Apparently, I’m a libtard.
When I opened an email earlier this week and found this word pointed accusingly at me, I was not shocked. Particularly toxic readers who like to lash out at me for a wide variety of subjects are quick to use the term.
While I shudder at the mere use of a word that melds “liberal” and “retard” to attack someone they’ve never personally met, I understand why they’re doing it.
These are the radical libertarian readers who are angry and disillusioned that their world is changing. They hate — I mean, really hate with a lusty, visceral force — anyone who supports the notion of change.
You’ll notice I said “libertarian” and not “conservative.” I don’t think “conservative” is an insult, and personally I do not believe most hardcore conservatives are resistant to change.
There was a time in this country not so long ago where the collision of the words “progressive” and “conservative” was still intellectually defensible. Even now, as libertarian notions work their way into mainstream politics, I still know many militant conservatives who acknowledge the need for, and value of, progressive change.
You can bet anyone that regularly uses the word libtard does not fall into that category of conservative.
The most recent allegation flung in my direction came from someone named Todd (which may or may not be a real name) who was upset about a column in which I lamented the slow uptake of COVID-19 booster shots. Todd lashed out at me for fear-mongering, and not letting people live their lives without unfounded threats from infectious diseases.
When I pushed back a little, he pulled libtard from his quiver of toxic insults.
I don’t know if this single word defines a specific political constituency and if so, whether it’s a significant constituency. I think not.

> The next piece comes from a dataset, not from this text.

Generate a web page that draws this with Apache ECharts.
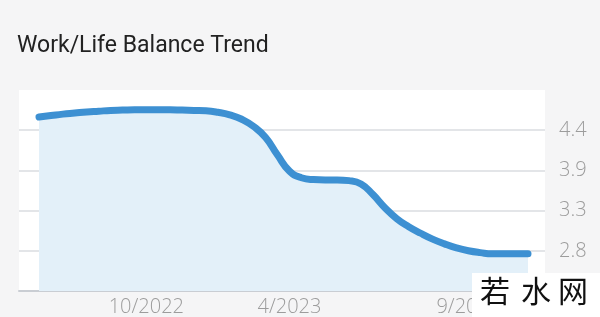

More likely, it’s the calling card for a small but vocal minority with a narcissistic personality disorder — a verified mental condition defined by an inflated sense of self-importance, an obsessive need for attention and (here it comes) a lack of empathy for others.
It hasn’t gone unnoticed in the land of the libtards the people who are most opposed to pandemic restrictions and vaccine boosters are also the least empathetic: “I don’t care if social distancing/masks/vaccines saves lives, you can’t make me!”
Todd seems blissfully unconcerned despite the fact COVID-19 continues to cull generations of elderly citizens from the population and saddle millions more with long-term health effects, provincial governments allow us to move about unfettered, unvaccinated and unmasked.
In lashing out at anyone with the temerity to advocate for some modest restrictions, Todd is revealing himself as either a narcissist of the worst variety, or he no longer has a nana and simply doesn’t care what happens to other people’s grandparents.
The “I don’t care about how my actions impact others” philosophy was in full force this past weekend as the “rolling thunder” motorcycle rally descended on Ottawa, an event at which the term libtard was no doubt frequently tossed about.
No one expected this rally, an echo of the original so-called “freedom convoy” that occupied downtown Ottawa for 32 days in January and February, would be as big, and it wasn’t. It was mostly peaceful although hundreds of tickets were handed out for parking violations and “encumbering a highway.” Several people were arrested.
However, the most interesting aspect of Rolling Thunder was that nobody was quite sure what the rally was all about.
Organizers said it was to pay tribute to military veterans. However, the tone was pure Freedom Convoy, yet another rage-against-pandemic-restrictions protest. “There’s something wrong with our country,” organizer Neil Sheard told protesters on Saturday. “It’s something to do with fearing everybody, fearing anything. So, to people out there that are fearful, take a good look at yourself. Look around. Not everybody’s afraid.”
Ah yes, being afraid is most definitely a libtard trait. Good old Todd accused me of being unduly afraid, and trying to trigger fear in others, in his original eloquent email. You see, advocating for restrictions, even those that don’t really inconvenience people, is tantamount to fear mongering.
That’s an odd bit of logic at the (we hope) tail end of a pandemic that claimed nearly 40,000 lives. The “live free or die” types will tell you that 40,000 isn’t that much, and that more people die from influenza. And although that’s not really true, it’s also not the point: this wasn’t 40,000 deaths “instead” of the flu; this was 40,000 ADDITIONAL deaths that did not need to happen.
Like many libtards, I’m growing weary of having to explain the threat of COVID-19 to people who continue to think that concepts like collective security, compassion and empathy are signs of weakness. Regardless of what you want to call us, I’ll thankfully count myself among the people who are willing to make sacrifices to save lives.
For the moment, however, I will be spending much less time raging against anyone who calls me a libtard. Largely because when you start to think about all the qualities that guys like Todd and the Rolling Thunder folks think define a libtard, you quickly realize it’s not an insult. It’s actually a compliment.